Nessa esteira, o cálculo do prêmio relativo à cobertura de Danos Corporais não contemplava o pagamento de eventual indenização por Danos Morais que o segurado viesse a ser condenado por sentença judicial transitada em julgado, de modo que, à luz do disposto no artigo 7571 do Código Civil (clique aqui), as seguradoras não estariam obrigadas ao pagamento de condenação imposta a este título, eis que inexistente previsão contratual para tanto.
No entanto, não obstante o fato de as Apólices de Seguro de Automóvel não possuírem cobertura para o pagamento de indenização a título de Danos Morais, os Tribunais pátrios entendiam2 que o Dano Corporal "é aquele que atinge um direito da personalidade, seja ele de ordem física, somática ou psíquica, de natureza patrimonial ou extrapatrimonial", de modo que "o seguro por dano pessoal há de compreender a indenização por ofensa à integridade corporal da pessoa e, ainda, o conjunto de outros atributos pessoais da vítima, entre eles o direito de não sofrer a dor, a humilhação e a amargura resultante do ato ilícito (dano moral em sentido estrito)".
A doutrina e a jurisprudência entendiam, ainda, que à ocasião do preenchimento da Proposta de Seguro, não era oportunizado ao pretenso segurado o conhecimento exato acerca das cláusulas contratuais constantes das Condições Gerais da Apólice e, via de consequência, das exclusões constantes em cada uma das coberturas contratadas ferindo, assim, o dever informação imposto pelo artigo 463 do Código de Defesa do Consumidor (clique aqui), inquinando o contrato de nulidade.
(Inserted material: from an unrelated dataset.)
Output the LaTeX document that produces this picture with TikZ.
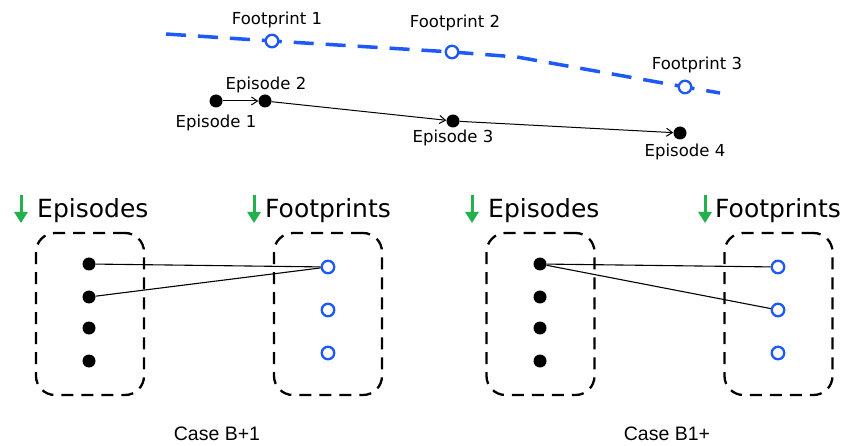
\documentclass[tikz,border=0pt]{standalone}
\usepackage{fontspec}
\setmainfont{DejaVu Sans}
\newfontfamily\casefont{Liberation Sans}
\usetikzlibrary{arrows.meta}
\definecolor{fpblue}{RGB}{28,88,250}
\definecolor{hdgreen}{RGB}{34,177,76}
\tikzset{
  ep/.style={circle, fill=black, inner sep=0pt, minimum size=13pt},
  fp/.style={circle, draw=fpblue, fill=white, line width=2.3pt, inner sep=0pt, minimum size=12.5pt},
  lbl/.style={font=\fontsize{16.5}{18}\selectfont, inner sep=0pt, anchor=base},
  head/.style={font=\fontsize{25}{28}\selectfont, inner sep=0pt, anchor=base west},
  grp/.style={draw, dash pattern=on 12pt off 8pt, line width=2.3pt, rounded corners=19pt,
              minimum width=108pt, minimum height=162pt, inner sep=0pt},
  conn/.style={-{Straight Barb[length=6pt,width=8pt]}, line width=1pt},
  link/.style={line width=1.1pt},
  fpline/.style={fpblue, line width=3.5pt, dash pattern=on 20pt off 12pt},
  down/.style={hdgreen, line width=3pt, -{Triangle[length=11pt,width=13pt]}},
  case/.style={font=\casefont\fontsize{19.5}{22}\selectfont, inner sep=0pt, anchor=base}
}
\begin{document}
\begin{tikzpicture}[x=1pt,y=-1pt]
\useasboundingbox (0,0) rectangle (843,446);

% ---- timeline: footprint trajectory ----
\coordinate (fs) at (166,34);
\coordinate (cf1) at (272,41);
\coordinate (cf2) at (452,52);
\coordinate (fb) at (517,57);
\coordinate (cf3) at (685,87);
\coordinate (fe) at (720,93);
\draw[fpline] (fs) -- (cf1) -- (cf2) -- (fb) -- (cf3) -- (fe);
\node[fp] (f1) at (cf1) {};
\node[fp] (f2) at (cf2) {};
\node[fp] (f3) at (cf3) {};
\node[lbl] (tf1) at (277,25) {Footprint 1};
\node[lbl] (tf2) at (455,28) {Footprint 2};
\node[lbl] (tf3) at (697,70) {Footprint 3};

% ---- timeline: episodes ----
\node[ep] (e1) at (216,101) {};
\node[ep] (e2) at (265,101) {};
\node[ep] (e3) at (453,121) {};
\node[ep] (e4) at (680,133) {};
\draw[conn] (e1) -- (e2);
\draw[conn] (e2) -- (e3);
\draw[conn] (e3) -- (e4);
\node[lbl] (te1) at (216,128) {Episode 1};
\node[lbl] (te2) at (266,90) {Episode 2};
\node[lbl] (te3) at (453,143) {Episode 3};
\node[lbl] (te4) at (685,157) {Episode 4};

% ---- case B+1 ----
\coordinate (la1) at (21,195);  \coordinate (la2) at (21,223);
\coordinate (lb1) at (254,195); \coordinate (lb2) at (254,223);
\draw[down] (la1) -- (la2);
\draw[down] (lb1) -- (lb2);
\node[head] (lhe) at (37,218) {Episodes};
\node[head] (lhf) at (265,218) {Footprints};
\node[grp] (lge) at (90,314) {};
\node[grp] (lgf) at (328,314) {};
\node[ep] (ld1) at (89,264) {};
\node[ep] (ld2) at (89,297) {};
\node[ep] (ld3) at (89,328) {};
\node[ep] (ld4) at (89,361) {};
\node[fp] (lf1) at (328,267) {};
\node[fp] (lf2) at (328,310) {};
\node[fp] (lf3) at (328,353) {};
\draw[link] (ld1) -- (lf1);
\draw[link] (ld2) -- (lf1);
\node[case] (lcase) at (217,440) {Case B+1};

% ---- case B1+ ----
\coordinate (ra1) at (472,195); \coordinate (ra2) at (472,223);
\coordinate (rb1) at (705,195); \coordinate (rb2) at (705,223);
\draw[down] (ra1) -- (ra2);
\draw[down] (rb1) -- (rb2);
\node[head] (rhe) at (488,218) {Episodes};
\node[head] (rhf) at (715,218) {Footprints};
\node[grp] (rge) at (540.5,314) {};
\node[grp] (rgf) at (778.5,314) {};
\node[ep] (rd1) at (540,264) {};
\node[ep] (rd2) at (540,297) {};
\node[ep] (rd3) at (540,328) {};
\node[ep] (rd4) at (540,361) {};
\node[fp] (rf1) at (778,267) {};
\node[fp] (rf2) at (778,310) {};
\node[fp] (rf3) at (778,353) {};
\draw[link] (rd1) -- (rf1);
\draw[link] (rd1) -- (rf2);
\node[case] (rcase) at (667,440) {Case B1+};
\end{tikzpicture}
\end{document}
Em razão de serem compelidas frequentemente ao pagamento de indenizações sem que houvessem recebido a respectiva contraprestação (prêmio), as companhias seguradoras adequaram a Proposta de Seguro a fim de que fosse especificado o âmbito de cada uma das coberturas, bem como para que constasse expressamente a existência da cobertura de Danos Corporais e de Danos Morais, bem como a exclusão desta cobertura daquela, de modo a dar conhecimento prévio ao segurado e, consequentemente, afastando assim qualquer dúvida acerca dos limites contratuais estabelecidos.
Paralelamente, as Condições Gerais da Apólice passaram a ser redigidas de modo que o segurado pudesse ter pleno conhecimento sobre a existência da cobertura específica para Danos Morais e para Danos Corporais, com a necessidade de pagamento de prêmio específico para cada uma delas, bem como das exclusões constante em cada uma delas, as quais passaram a ser redigidas com maior destaque no corpo do clausulado afastando, desse modo, qualquer hipótese de interpretação extensiva das coberturas.
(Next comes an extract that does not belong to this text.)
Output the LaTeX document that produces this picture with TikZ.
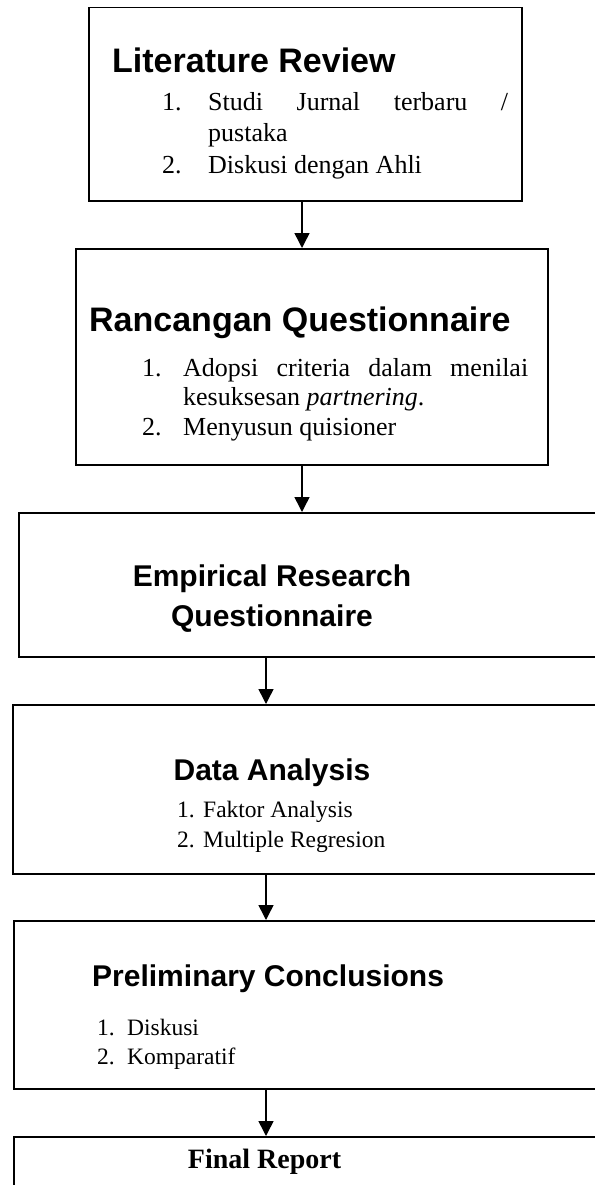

Diante de tais adequações, os tribunais passaram a reconhecer a possibilidade de individualização de cada uma das coberturas, de modo que "se o contrato de seguro consignou, em cláusulas distintas e autônomas, os danos material, corpóreo e moral, e o segurado optou por não contratar a cobertura para este último, não pode exigir o seu pagamento pela seguradora"4.
De acordo com o método atualmente utilizado pelas companhias seguradoras no momento do preenchimento da Proposta de Seguro, onde é apresentada ao segurado a extensão das coberturas contratadas, corroborada pela clareza das cláusulas e exclusões constantes das Condições Gerais da Apólice, não há como se ventilar a ampliação das coberturas disponibilizadas ao segurado, de modo que o contrato deverá ser interpretado exclusivamente de maneira restritiva, onde as companhias seguradoras somente poderão ser compelidas ao pagamento da indenização por Danos Morais caso tenham recebido o respectivo prêmio.
__________________
1 "Art. 757. Pelo contrato de seguro, o segurador se obriga, mediante o pagamento do prêmio, a garantir interesse legítimo do segurado, relativo a pessoa ou a coisa, contra riscos predeterminados."
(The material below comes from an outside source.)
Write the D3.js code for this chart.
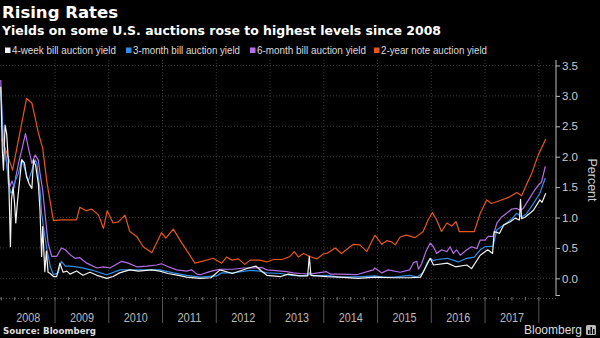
<!DOCTYPE html>
<html><head><meta charset="utf-8">
<script src="https://cdn.jsdelivr.net/npm/d3@7/dist/d3.min.js"></script>
<style>html,body{margin:0;padding:0;background:#000;}svg{display:block;}</style>
</head><body>
<svg id="chart" width="600" height="338"></svg>
<script>
// ---- data (decimal year, percent) ----
const yearLabels = ["2008","2009","2010","2011","2012","2013","2014","2015","2016","2017"];
const yTickValues = [0, 0.5, 1, 1.5, 2, 2.5, 3, 3.5];
const seriesNames = ["4-week bill auction yield","3-month bill auction yield","6-month bill auction yield","2-year note auction yield"];

const week4 = [[2007.99,3.15],[2008.02,2.10],[2008.04,1.78],[2008.07,2.52],[2008.10,2.38],[2008.13,1.95],[2008.17,0.52],[2008.19,1.30],[2008.22,1.50],[2008.25,1.20],[2008.27,0.91],[2008.30,1.25],[2008.34,1.60],[2008.38,1.95],[2008.43,1.90],[2008.47,1.67],[2008.52,1.55],[2008.57,1.48],[2008.60,1.95],[2008.64,1.85],[2008.69,1.55],[2008.72,1.12],[2008.75,0.36],[2008.77,0.85],[2008.81,0.11],[2008.84,0.45],[2008.87,0.10],[2008.91,0.08],[2008.97,0.03],[2009.03,0.03],[2009.09,0.25],[2009.15,0.10],[2009.22,0.12],[2009.28,0.07],[2009.40,0.12],[2009.52,0.05],[2009.65,0.10],[2009.78,0.05],[2009.96,0.00],[2010.08,0.03],[2010.20,0.09],[2010.39,0.14],[2010.55,0.12],[2010.80,0.14],[2010.95,0.12],[2011.10,0.08],[2011.30,0.05],[2011.45,0.02],[2011.70,0.00],[2011.90,0.01],[2012.07,0.14],[2012.30,0.08],[2012.60,0.17],[2012.74,0.20],[2012.84,0.12],[2012.94,0.05],[2013.20,0.03],[2013.34,0.07],[2013.56,0.04],[2013.70,0.04],[2013.73,0.36],[2013.76,0.05],[2014.06,0.03],[2014.30,0.02],[2014.64,0.00],[2014.95,0.02],[2015.30,0.01],[2015.60,0.01],[2015.80,0.02],[2015.90,0.19],[2015.98,0.33],[2016.04,0.22],[2016.30,0.25],[2016.45,0.19],[2016.66,0.22],[2016.75,0.16],[2016.91,0.38],[2017.05,0.47],[2017.14,0.41],[2017.17,0.77],[2017.27,0.74],[2017.35,0.88],[2017.47,0.93],[2017.56,0.99],[2017.64,0.96],[2017.66,1.30],[2017.68,0.98],[2017.75,1.01],[2017.90,1.12],[2018.02,1.29],[2018.06,1.25],[2018.13,1.40]];

const month3 = [[2007.99,3.10],[2008.04,2.27],[2008.10,1.90],[2008.13,1.56],[2008.18,1.40],[2008.22,1.45],[2008.25,1.58],[2008.32,1.73],[2008.38,1.95],[2008.42,1.85],[2008.50,1.60],[2008.53,1.67],[2008.57,1.78],[2008.63,1.95],[2008.66,1.90],[2008.72,1.45],[2008.75,1.07],[2008.80,0.75],[2008.85,0.47],[2008.91,0.20],[2008.97,0.06],[2009.06,0.09],[2009.12,0.28],[2009.19,0.20],[2009.28,0.20],[2009.46,0.18],[2009.71,0.13],[2009.96,0.06],[2010.21,0.14],[2010.46,0.14],[2010.70,0.14],[2010.95,0.14],[2011.20,0.09],[2011.45,0.05],[2011.70,0.02],[2012.00,0.04],[2012.10,0.09],[2012.30,0.09],[2012.63,0.13],[2012.80,0.12],[2012.94,0.09],[2013.20,0.08],[2013.40,0.05],[2013.56,0.04],[2013.70,0.05],[2013.74,0.10],[2013.80,0.04],[2014.06,0.05],[2014.30,0.02],[2014.70,0.03],[2014.95,0.04],[2015.10,0.02],[2015.30,0.02],[2015.60,0.05],[2015.74,0.02],[2015.85,0.10],[2015.92,0.25],[2015.98,0.33],[2016.04,0.29],[2016.10,0.31],[2016.30,0.33],[2016.50,0.27],[2016.66,0.33],[2016.80,0.35],[2016.91,0.47],[2017.00,0.52],[2017.15,0.53],[2017.22,0.80],[2017.40,0.91],[2017.50,0.98],[2017.59,1.07],[2017.68,1.01],[2017.76,1.05],[2017.90,1.23],[2018.02,1.40],[2018.12,1.65]];

const month6 = [[2007.99,3.26],[2008.03,2.30],[2008.07,2.10],[2008.12,1.75],[2008.16,1.51],[2008.20,1.60],[2008.24,1.50],[2008.27,1.67],[2008.32,1.89],[2008.38,2.11],[2008.45,2.38],[2008.50,2.16],[2008.57,1.89],[2008.63,2.03],[2008.69,1.94],[2008.72,1.73],[2008.77,1.45],[2008.81,1.10],[2008.87,0.58],[2008.94,0.36],[2009.03,0.36],[2009.12,0.50],[2009.19,0.47],[2009.28,0.39],[2009.37,0.33],[2009.46,0.34],[2009.59,0.25],[2009.78,0.17],[2009.90,0.19],[2010.02,0.17],[2010.12,0.22],[2010.24,0.28],[2010.36,0.25],[2010.52,0.19],[2010.71,0.20],[2010.89,0.22],[2010.98,0.24],[2011.11,0.19],[2011.26,0.14],[2011.45,0.12],[2011.54,0.14],[2011.64,0.07],[2011.70,0.06],[2011.88,0.11],[2012.01,0.14],[2012.07,0.15],[2012.32,0.15],[2012.50,0.17],[2012.69,0.17],[2012.85,0.18],[2012.94,0.14],[2013.06,0.13],[2013.31,0.11],[2013.43,0.09],[2013.56,0.08],[2013.74,0.07],[2014.05,0.11],[2014.12,0.07],[2014.30,0.07],[2014.61,0.06],[2014.92,0.14],[2014.95,0.17],[2015.08,0.09],[2015.20,0.14],[2015.42,0.10],[2015.60,0.14],[2015.67,0.26],[2015.73,0.28],[2015.76,0.15],[2015.82,0.24],[2015.90,0.44],[2015.98,0.58],[2016.04,0.52],[2016.10,0.41],[2016.19,0.47],[2016.29,0.44],[2016.35,0.52],[2016.41,0.41],[2016.47,0.47],[2016.54,0.38],[2016.66,0.47],[2016.75,0.52],[2016.85,0.49],[2016.91,0.63],[2017.00,0.63],[2017.06,0.69],[2017.15,0.69],[2017.22,0.91],[2017.31,1.01],[2017.40,1.07],[2017.50,1.14],[2017.59,1.15],[2017.65,1.12],[2017.71,1.15],[2017.81,1.29],[2017.90,1.42],[2017.99,1.53],[2018.05,1.58],[2018.12,1.84]];

const year2 = [[2008.01,2.30],[2008.21,1.78],[2008.47,2.96],[2008.57,2.88],[2008.69,2.39],[2008.77,2.14],[2008.85,1.57],[2008.97,0.95],[2009.12,0.96],[2009.40,0.96],[2009.46,1.17],[2009.58,1.11],[2009.68,1.14],[2009.81,1.04],[2009.90,0.82],[2009.97,1.11],[2010.08,0.91],[2010.18,0.93],[2010.30,1.04],[2010.39,0.77],[2010.52,0.69],[2010.64,0.52],[2010.80,0.42],[2010.98,0.75],[2011.06,0.66],[2011.20,0.81],[2011.36,0.58],[2011.48,0.42],[2011.60,0.25],[2011.70,0.27],[2011.94,0.33],[2012.10,0.25],[2012.19,0.35],[2012.29,0.30],[2012.41,0.32],[2012.53,0.23],[2012.63,0.30],[2012.81,0.30],[2012.94,0.27],[2013.06,0.31],[2013.22,0.31],[2013.37,0.36],[2013.45,0.44],[2013.53,0.35],[2013.62,0.41],[2013.74,0.36],[2013.87,0.32],[2013.99,0.40],[2014.08,0.42],[2014.21,0.50],[2014.33,0.41],[2014.46,0.50],[2014.55,0.56],[2014.67,0.55],[2014.80,0.44],[2014.95,0.71],[2015.08,0.56],[2015.17,0.62],[2015.26,0.60],[2015.33,0.55],[2015.42,0.68],[2015.54,0.71],[2015.70,0.67],[2015.85,0.77],[2015.94,0.96],[2016.02,1.08],[2016.10,0.96],[2016.19,0.77],[2016.29,0.91],[2016.38,0.86],[2016.46,0.93],[2016.52,0.77],[2016.66,0.77],[2016.80,0.77],[2016.91,1.07],[2017.03,1.29],[2017.12,1.23],[2017.28,1.28],[2017.46,1.34],[2017.59,1.41],[2017.68,1.36],[2017.74,1.48],[2017.87,1.73],[2017.99,2.03],[2018.13,2.29]];

// ---- drawing ----
const svg = d3.select("#chart");
const FONT = "'Liberation Sans', Arial, sans-serif";
const BOLD = "'DejaVu Sans', sans-serif";
const colors = ["#f2f2f2", "#2f8fe8", "#b56ee8", "#e8561c"];

const x = d3.scaleLinear().domain([2007.976, 2018.32]).range([0, 556]);
const y = d3.scaleLinear().domain([-0.29, 3.59]).range([296, 60]);

// title / subtitle
svg.append("text").attr("x", 2).attr("y", 17.5).attr("fill", "#fff")
  .attr("font-family", BOLD).attr("font-weight", "bold").attr("font-size", 16)
  .attr("textLength", 116).attr("lengthAdjust", "spacingAndGlyphs").text("Rising Rates");
svg.append("text").attr("x", 2).attr("y", 34.5).attr("fill", "#fff")
  .attr("font-family", BOLD).attr("font-weight", "bold").attr("font-size", 12.5)
  .attr("textLength", 439).attr("lengthAdjust", "spacingAndGlyphs")
  .text("Yields on some U.S. auctions rose to highest levels since 2008");

// legend
const legendX = [5, 126, 250, 374];
const legendW = [104, 107, 109, 106];
seriesNames.forEach((n, i) => {
  svg.append("rect").attr("x", legendX[i]).attr("y", 47.5).attr("width", 5.5).attr("height", 5.5).attr("fill", colors[i]);
  svg.append("text").attr("x", legendX[i] + 7).attr("y", 54).attr("fill", "#ddd")
    .attr("font-family", FONT).attr("font-size", 10.5)
    .attr("textLength", legendW[i]).attr("lengthAdjust", "spacingAndGlyphs").text(n);
});

// gridlines
const grid = svg.append("g");
yTickValues.forEach(v => {
  grid.append("line").attr("x1", 0).attr("x2", 556).attr("y1", y(v)).attr("y2", y(v))
    .attr("stroke", "#3a3a3a").attr("stroke-width", 1).attr("stroke-dasharray", "1,2");
});
const yearBounds = d3.range(2009, 2019);
yearBounds.forEach(yr => {
  grid.append("line").attr("x1", x(yr)).attr("x2", x(yr)).attr("y1", 60).attr("y2", 298)
    .attr("stroke", "#3a3a3a").attr("stroke-width", 1).attr("stroke-dasharray", "1,2");
});
grid.append("line").attr("x1", 0).attr("x2", 556).attr("y1", 298.5).attr("y2", 298.5)
  .attr("stroke", "#444").attr("stroke-width", 1).attr("stroke-dasharray", "1,2");

// x axis: quarterly minor ticks, year separators, labels
const quarters = d3.range(2008, 2018.01, 0.25);
quarters.forEach(q => {
  if (x(q) < 556) svg.append("line").attr("x1", x(q)).attr("x2", x(q)).attr("y1", 297).attr("y2", 300.5)
    .attr("stroke", "#777").attr("stroke-width", 1);
});
yearBounds.forEach(yr => {
  svg.append("line").attr("x1", x(yr)).attr("x2", x(yr)).attr("y1", 298).attr("y2", 323)
    .attr("stroke", "#555").attr("stroke-width", 1);
});
yearLabels.forEach(lbl => {
  const yr = +lbl;
  svg.append("text").attr("x", x(yr + 0.5)).attr("y", 322).attr("text-anchor", "middle")
    .attr("fill", "#bbb").attr("font-family", FONT).attr("font-size", 12)
    .attr("textLength", 24).attr("lengthAdjust", "spacingAndGlyphs").text(lbl);
});

// right y axis
const yAxis = d3.axisRight(y).tickValues(yTickValues).tickFormat(d3.format(".1f")).tickSize(4).tickPadding(2);
const ya = svg.append("g").attr("transform", "translate(556,0)").call(yAxis);
ya.select(".domain").attr("stroke", "#bbb").attr("d", "M0,60V296");
ya.selectAll(".tick line").attr("stroke", "#bbb");
ya.selectAll(".tick text").attr("fill", "#ccc").attr("font-family", FONT).attr("font-size", 11.5);
svg.append("line").attr("x1", 556).attr("x2", 560).attr("y1", 295.5).attr("y2", 295.5).attr("stroke", "#bbb");

svg.append("text").attr("transform", "translate(587.5,180) rotate(90)").attr("text-anchor", "middle")
  .attr("fill", "#ccc").attr("font-family", FONT).attr("font-size", 12.5).text("Percent");

// series lines
const line = d3.line().x(d => x(d[0])).y(d => y(d[1]));
const order = [[year2, 3], [month6, 2], [month3, 1], [week4, 0]];
const plot = svg.append("g");
order.forEach(([data, i]) => {
  plot.append("path").datum(data).attr("d", line).attr("fill", "none")
    .attr("stroke", colors[i]).attr("stroke-width", 1.2).attr("stroke-linejoin", "round");
});

// footer
svg.append("text").attr("x", 3).attr("y", 334).attr("fill", "#ddd")
  .attr("font-family", BOLD).attr("font-weight", "bold").attr("font-size", 9.5)
  .attr("textLength", 93).attr("lengthAdjust", "spacingAndGlyphs").text("Source: Bloomberg");
svg.append("text").attr("x", 524).attr("y", 334).attr("fill", "#ddd")
  .attr("font-family", FONT).attr("font-size", 12)
  .attr("textLength", 58).attr("lengthAdjust", "spacingAndGlyphs").text("Bloomberg");
const logo = svg.append("g").attr("transform", "translate(586,325)");
logo.append("rect").attr("width", 10).attr("height", 10).attr("rx", 1.5).attr("fill", "#bbb");
logo.append("rect").attr("x", 2).attr("y", 5).attr("width", 1.5).attr("height", 4).attr("fill", "#000");
logo.append("rect").attr("x", 4.5).attr("y", 2).attr("width", 1.5).attr("height", 7).attr("fill", "#000");
logo.append("rect").attr("x", 7).attr("y", 4).attr("width", 1.5).attr("height", 5).attr("fill", "#000");
</script>
</body></html>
2 REsp 153837 – SP. Recurso Especial: 1997/0078993-4. Relator: Ministro Ruy Rosado de Aguiar. Órgão Julgador: T4 - Quarta Turma. Data do Julgamento: 10 de dezembro de 1997.
3 "Art. 46. Os contratos que regulam as relações de consumo não obrigarão os consumidores, se não lhes for dada a oportunidade de tomar conhecimento prévio de seu conteúdo, ou se os respectivos instrumentos forem redigidos de modo a dificultar a compreensão de seu sentido e alcance."
4 REsp 929991 – RJ. Recurso Especial: 2006/0067230-2. Relator: Ministro Castro Filho. Órgão Julgador: T3 - Terceira Turma. Data do Julgamento: 07 de maio de 2007.